Friday, April 27, 2012

Nommo Figure with Raised Arms - African Wood Sculpture, Mopti Region, Mali, 11th-15th Century (possibly)


The Tellem are thought to have occupied the region of the Bandiagara escarpment until the sixteenth century. The human form with raised arms is a common pose for Tellem sculptures and is said to refer to prayers for rain, crucial in this dry region.

Source: brooklynmuseum.org

Female Figure - African Dogon Wood Sculpture, Central northern Bandiagara escarpment, Mopti Region, Mali, Early 17th Century


Figures like this one were placed on ancestral altars as links to a deceased person’s soul. It is likely that this figure represents a Nommo, one of the first created beings, who, according to Dogon mythology, had a combination of male and female traits.

Source: brooklynmuseum.org

Seated Musician (Koro Player) - African Dogon Wood and Iron Sculpture, Central northern Bandiagara escarpment, Mopti Region, Mali, Late 18th Century


This figure wears a necklace called a korte.
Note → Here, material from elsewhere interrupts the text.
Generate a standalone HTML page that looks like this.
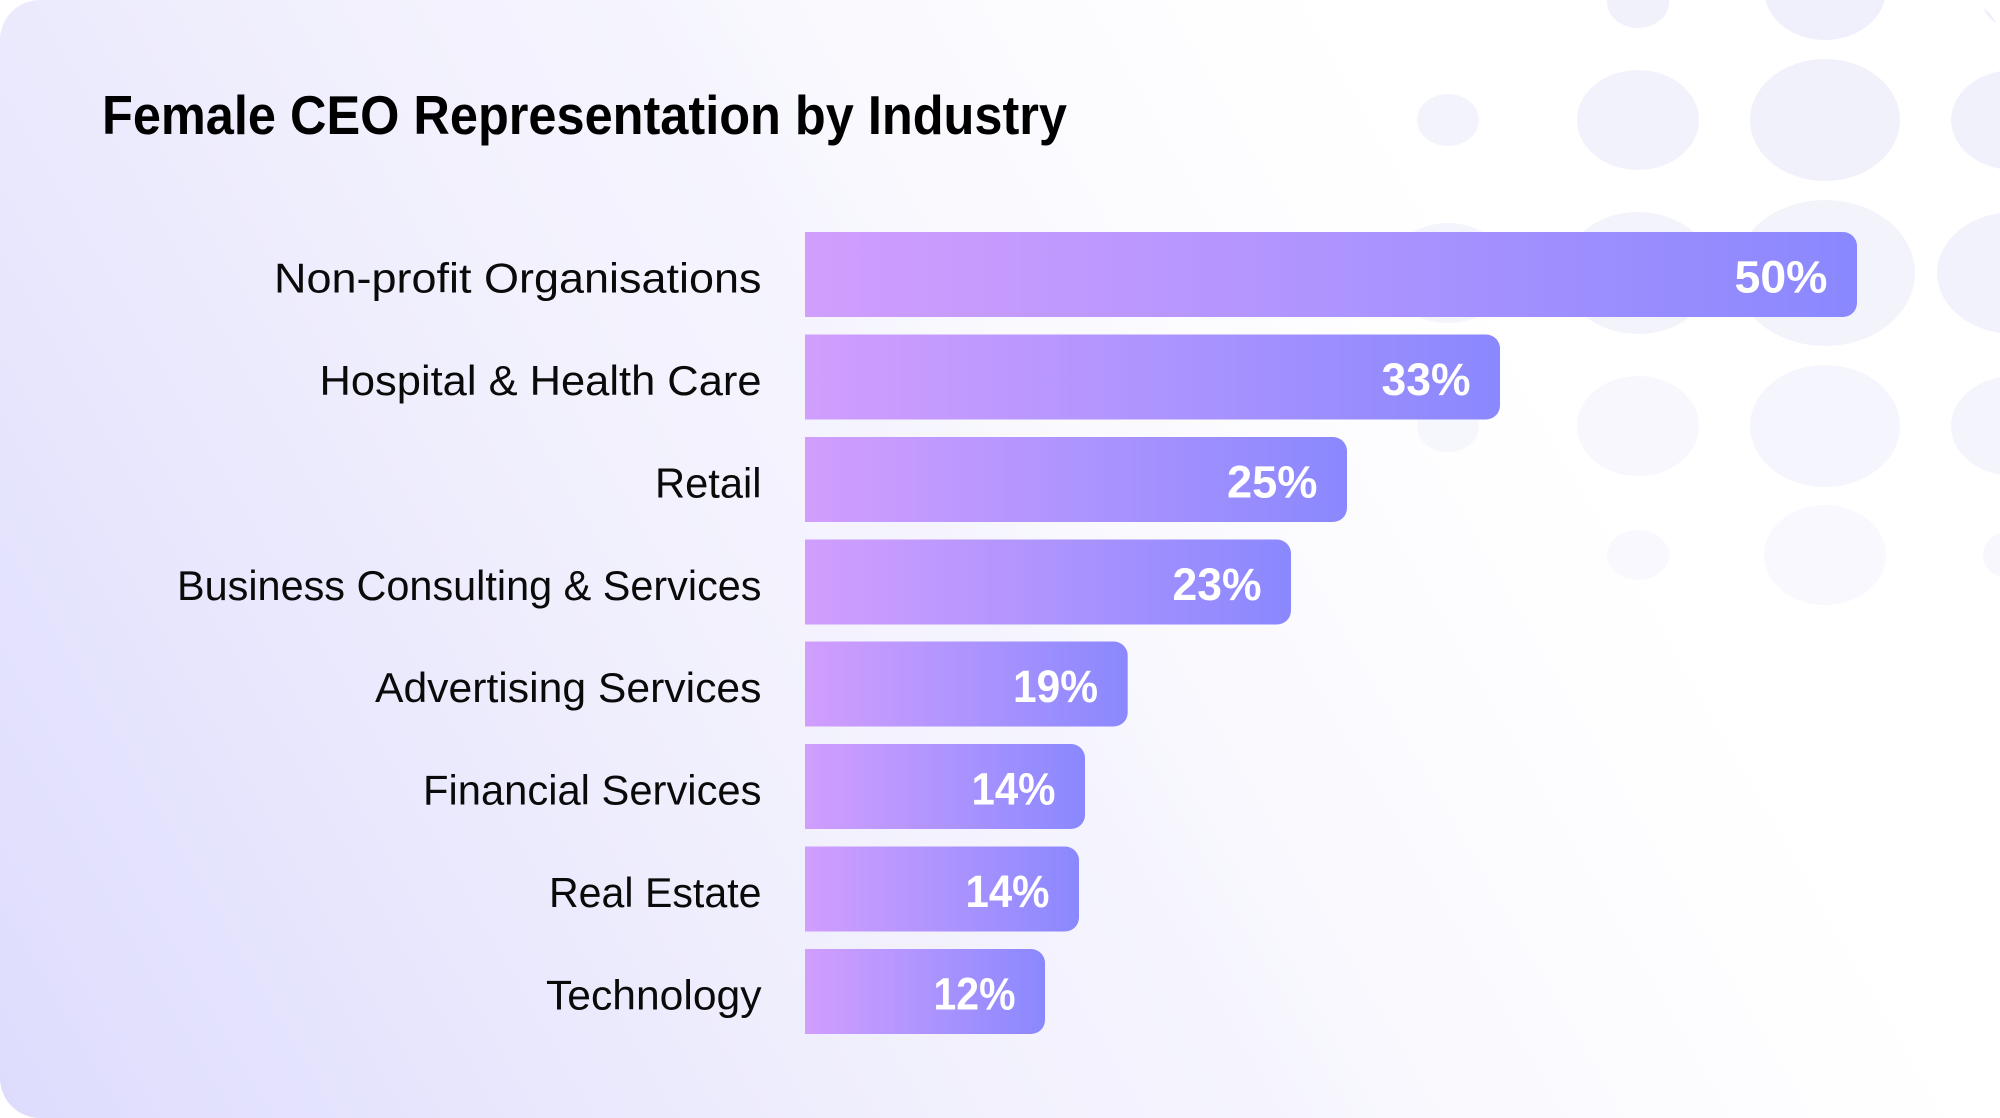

Consisting of a series of packets containing verses from the Qur’an, the korte is worn for protection—indicating the influence of Islam even among the Dogon, a largely non-Islamic people.

Source: brooklynmuseum.org

Mother and Child (Phemba) - African Sculpture, Kongo Central Province, Democratic Republic of the Congo, 19th Century


Medium: Wood, beads, glass mirror, metal, resin

Source: brooklynmuseum.org

Two Women, Harlem - Toned gelatin silver photograph by American Photographer Consuelo Kanaga Mid-Late 1930's

Frances with a Flower - Gelatin silver photograph by American Photographer Consuelo Kanaga Early 1930's


Consuelo Kanaga, one of the pioneers of modern American photography, began her career as a photojournalist in 1915 in San Francisco. In the 1920s, Alfred Stieglitz inspired her to develop a more aesthetic approach, and a trip to Europe in 1928 awakened her lifelong preoccupation with European modernist painting and the ways in which that work was influenced by the sculpture of Africa. Kanaga successfully combined a Pictorialist aesthetic with a realist strategy, producing handsomely composed and carefully printed images. She was one of few white American photographers in the 1930s to make artistic portraits of African Americans.

In Frances with a Flower, the focus is so sharp that the slightly rough texture of the woman’s skin, shiny with perspiration at the hairline, seems palpable. The forehead, nose, and cheeks, highlighted by flash, contrast with the deep-set eyes lost in shadow, thus producing a sculptural dimension that turns the photograph into hills and valleys of light. The stark white blossom pressed to the woman’s nose emphasizes the sensuality of her face.